Because the plea agreement can faithfully be enforced and specific performance promotes judicial economy, we find the circuit court did not abuse its discretion in ordering resentencing instead of a new trial. 

However, as the parties note in their briefs, the circuit court made some errors in the original order, including ordering the parole board to only consider the murder conviction when determining parole eligibility and finding there was no retroactive application of the statute defining trafficking as a violent offense.  See Sullivan v. State, 331 S.C. 479, 479, 504 S.E.2d 110, 111 (1998) (holding it is not a violation of the ex post facto clause for the Legislature to enhance punishment for an offense based on a prior conviction of the defendant, even though the enhancement provision was not in effect at the time of the previous offense); S.C. Code Ann. § 21-24-640 (2007) (noting that the parole board has the sole authority to determine parole eligibility based on the prisoner’s complete record).  Although we affirm the circuit court’s decision to enforce the plea agreement by resentencing Dingle, we modify the court’s order to the extent it made findings inconsistent with the above-cited law. 

AFFIRMED AS MODIFIED.

TOAL, C.J., MOORE, WALLER, and PLEICONES, JJ., concur.

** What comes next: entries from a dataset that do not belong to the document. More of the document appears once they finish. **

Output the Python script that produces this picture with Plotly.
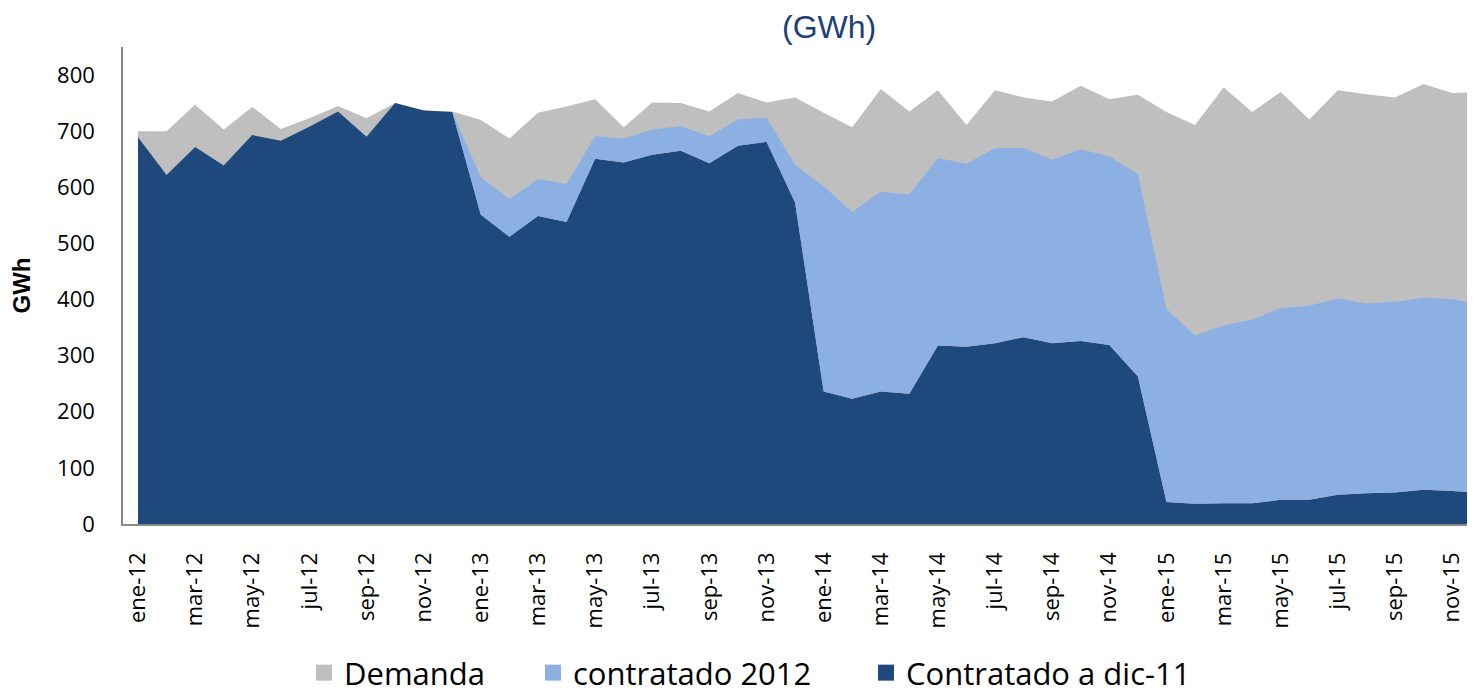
import plotly.graph_objects as go

months = ["ene", "feb", "mar", "abr", "may", "jun", "jul", "ago", "sep", "oct", "nov", "dic"]
years = ["12", "13", "14", "15"]
categories = [f"{m}-{y}" for y in years for m in months]

demanda = [700, 700, 747, 703, 743, 704, 723, 745, 723, 750, 737, 735,
           720, 687, 733, 744, 757, 707, 751, 750, 735, 768, 751, 760,
           733, 707, 775, 735, 773, 711, 773, 760, 753, 781, 757, 765,
           734, 711, 778, 734, 770, 721, 773, 766, 760, 784, 768, 770]

contratado_dic11 = [689, 622, 672, 639, 693, 683, 708, 735, 690, 750, 737, 734,
                    551, 512, 549, 538, 651, 644, 658, 665, 643, 674, 681, 573,
                    236, 223, 236, 232, 318, 316, 322, 333, 322, 326, 319, 263,
                    39, 36, 37, 37, 43, 43, 52, 55, 56, 61, 59, 55]

contratado_2012 = [0, 0, 0, 0, 0, 0, 0, 0, 0, 0, 0, 0,
                   67, 67, 66, 68, 40, 43, 45, 44, 48, 47, 43, 67,
                   366, 333, 356, 355, 334, 326, 348, 337, 327, 342, 336, 361,
                   344, 300, 317, 327, 342, 346, 350, 338, 340, 342, 342, 336]

names = ["Demanda", "contratado 2012", "Contratado a dic-11"]
colors = ["#BFBFBF", "#8DB0E3", "#1F497D"]

xidx = list(range(len(categories)))
tick_idx = xidx[::2]
tick_txt = categories[::2]

W, H = 1467, 688

fig = go.Figure()
fig.add_trace(go.Scatter(x=xidx, y=demanda, mode="none", fill="tozeroy",
                         fillcolor=colors[0], showlegend=False, name=names[0]))
fig.add_trace(go.Scatter(x=xidx, y=contratado_dic11, mode="none", stackgroup="c",
                         fillcolor=colors[2], showlegend=False, name=names[2]))
fig.add_trace(go.Scatter(x=xidx, y=contratado_2012, mode="none", stackgroup="c",
                         fillcolor=colors[1], showlegend=False, name=names[1]))

legend_ids = ["legend", "legend2", "legend3"]
legend_x = [296, 525, 858]
for n, c, lid in zip(names, colors, legend_ids):
    fig.add_trace(go.Scatter(x=[None], y=[None], mode="markers", name=n, legend=lid,
                             marker=dict(symbol="square", size=20, color=c)))

def leg(px):
    return dict(orientation="h", xref="container", yref="container",
                x=px / W, xanchor="left", y=1 - 665 / H, yanchor="middle",
                font=dict(size=31, family="Open Sans, sans-serif"),
                itemsizing="trace", traceorder="normal",
                bgcolor="rgba(0,0,0,0)")

fig.update_layout(
    width=W, height=H,
    margin=dict(l=115, r=0, t=39, b=172),
    plot_bgcolor="white", paper_bgcolor="white",
    font=dict(family="Open Sans, sans-serif", color="#000000"),
    showlegend=True,
    legend=leg(legend_x[0]),
    legend2=leg(legend_x[1]),
    legend3=leg(legend_x[2]),
    annotations=[dict(text="(GWh)", xref="paper", yref="paper",
                      x=0.522, y=(516 - 19) / 477, xanchor="center", yanchor="middle",
                      showarrow=False,
                      font=dict(size=32, family="Liberation Sans, Arial, sans-serif",
                                color="#1F3F78"))],
)

fig.update_xaxes(range=[-0.525, 46.8], tickmode="array", tickvals=tick_idx,
                 ticktext=tick_txt, tickangle=-90, ticks="", showgrid=False,
                 showline=True, linecolor="#898989", linewidth=1.5, automargin=False,
                 tickfont=dict(size=22), ticklabelstandoff=18, zeroline=False)
fig.update_yaxes(range=[0, 850], tickvals=[0, 100, 200, 300, 400, 500, 600, 700, 800],
                 ticks="", showgrid=False, showline=True, linecolor="#898989",
                 linewidth=1.5, tickfont=dict(size=22), ticklabelstandoff=22,
                 zeroline=False, automargin=False,
                 title=dict(text="<b>GWh</b>", standoff=26,
                            font=dict(size=24, family="Liberation Sans, Arial, sans-serif")))

fig.write_html("out.html")
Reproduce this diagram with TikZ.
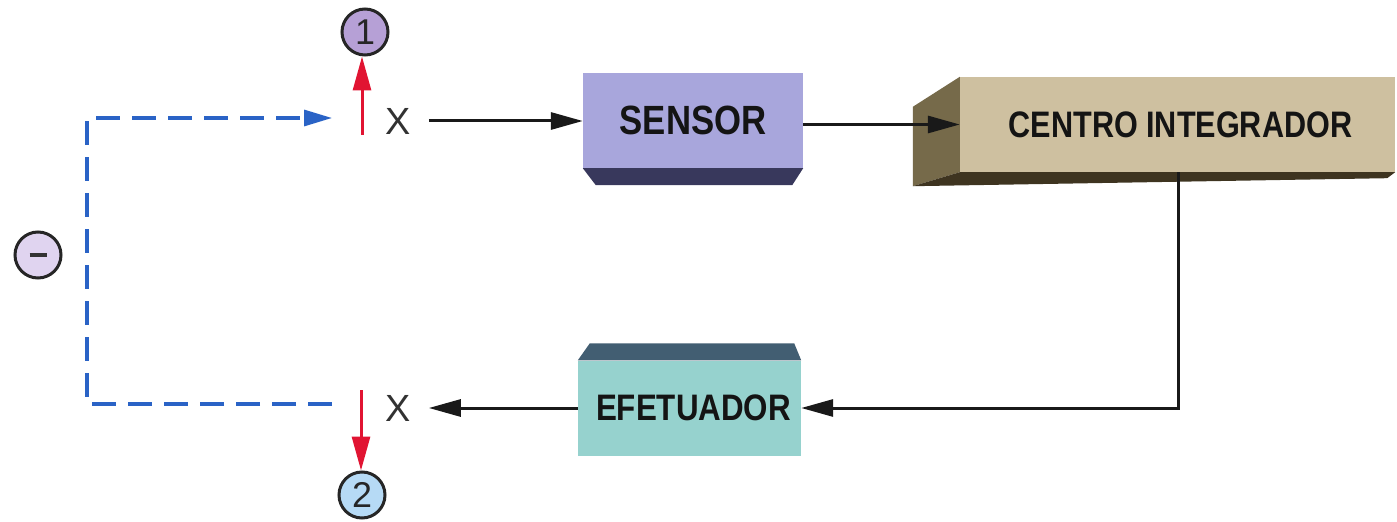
\documentclass[tikz,border=0pt]{standalone}
\usepackage{fontspec}
\usepackage{graphicx}
\setmainfont{Liberation Sans}
\usetikzlibrary{arrows.meta}
\definecolor{sensorfront}{RGB}{168,166,220}
\definecolor{sensordark}{RGB}{56,56,92}
\definecolor{centrofront}{RGB}{206,192,160}
\definecolor{centroside}{RGB}{118,106,74}
\definecolor{centrobottom}{RGB}{62,52,32}
\definecolor{efetfront}{RGB}{150,210,206}
\definecolor{efettop}{RGB}{66,94,114}
\definecolor{redarrow}{RGB}{225,20,50}
\definecolor{bluedash}{RGB}{42,99,198}
\definecolor{circA}{RGB}{182,160,214}
\definecolor{circB}{RGB}{182,218,245}
\definecolor{circC}{RGB}{224,212,240}
\definecolor{xgray}{RGB}{50,50,50}
\tikzset{
  boxlabel/.style={font=\fontsize{37}{37}\selectfont\bfseries, text=black!92, inner sep=0pt},
  sensorbox/.style={boxlabel, fill=sensorfront, minimum width=220bp, minimum height=95bp},
  centrobox/.style={boxlabel, fill=centrofront, minimum width=435bp, minimum height=95bp},
  efetbox/.style={boxlabel, fill=efetfront, minimum width=223bp, minimum height=95bp},
  xlab/.style={font=\fontsize{38}{38}\selectfont, text=xgray, inner sep=0pt},
  numcirc/.style={circle, draw=black!85, line width=3bp, minimum size=46bp, inner sep=0pt,
                  font=\fontsize{36}{36}\selectfont, text=black!85},
  blk/.style={draw=black!90, line width=3bp, -{Triangle[length=32bp,width=17bp]}},
  redarr/.style={draw=redarrow, line width=3bp, -{Triangle[length=34bp,width=18bp]}},
  bluedashed/.style={draw=bluedash, line width=3.2bp, dash pattern=on 24bp off 12bp,
                     -{Triangle[length=28bp,width=16bp]}}
}
\begin{document}
\begin{tikzpicture}[x=1bp,y=-1bp]
\useasboundingbox (0,0) rectangle (1397,522);

% boxes
\node[sensorbox, font=\fontsize{41}{41}\selectfont\bfseries] (sensor) at (693,120.5) {\scalebox{0.85}[1]{SENSOR}};
\fill[sensordark] (sensor.south west) -- (sensor.south east) -- ++(-11,17)
   -- ([shift={(13,17)}]sensor.south west) -- cycle;

\node[centrobox] (centro) at (1177.5,124.5) {\hspace*{6bp}\scalebox{0.83}[1]{CENTRO INTEGRADOR}};
\fill[centroside] (centro.north west) -- (centro.south west)
   -- ([shift={(-47,14)}]centro.south west) -- ([shift={(-47,30)}]centro.north west) -- cycle;
\fill[centrobottom] (centro.south west) -- (centro.south east) -- ++(-8,6)
   -- ([shift={(-47,14)}]centro.south west) -- cycle;

\node[efetbox] (efet) at (689.5,408) {\hspace*{8bp}\scalebox{0.85}[1]{EFETUADOR}};
\fill[efettop] (efet.north west) -- (efet.north east) -- ++(-7,-17)
   -- ([shift={(12,-17)}]efet.north west) -- cycle;

% X marks
\node[xlab] (x1) at (398,121) {X};
\node[xlab] (x2) at (398,408) {X};

% numbered circles
\node[numcirc, fill=circA] (c1) at (365,32) {1};
\node[numcirc, fill=circB] (c2) at (362,495) {2};
\node[numcirc, fill=circC] (cm) at (38,255) {\textcolor{black!80}{\rule{17bp}{3.2bp}}};

% main flow
\draw[blk, shorten <=18bp] (x1.east) -- (sensor.west |- x1.east);
\draw[blk] (sensor.east |- centro.west) -- (centro.west);
\coordinate (corner) at (1178,408);
\draw[draw=black!90, line width=3bp, -{Triangle[length=32bp,width=17bp]}]
   (corner |- centro.south) -- (corner) -- (efet.east);
\draw[blk, shorten >=18bp] (efet.west) -- (x2.east);

% red arrows
\coordinate (r1) at (362,135);
\coordinate (r2) at (361,390);
\draw[redarr] (r1) -- (r1 |- c1.south);
\draw[redarr] (r2) -- (r2 |- c2.north);

% blue dashed feedback
\coordinate (d1) at (332,404);
\coordinate (d2) at (87,404);
\coordinate (d3) at (87,118);
\coordinate (d4) at (332,118);
\draw[bluedashed] (d1) -- (d2) -- (d3) -- (d4);
\end{tikzpicture}
\end{document}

[1]  Although trafficking was not defined as a violent crime at the time Dingle originally entered his Lee County plea, trafficking was defined as a “violent crime” at the time of his Sumter County guilty plea.  Therefore, the prior Lee County plea would have rendered Dingle ineligible for parole consideration had it not been vacated and the plea re-entered at the same time as his Sumter County plea.  See S.C. Code Ann. § 16-1-60 (Supp. 2006) (including trafficking as a violent offense); S.C. Code Ann. § 24-21-640 (2007) (holding that parole must not be granted to a person serving a sentence for a second or subsequent conviction following a separate sentencing for a prior conviction for violent crimes).

[2]  It does not appear from the record that the State followed through with this proposal.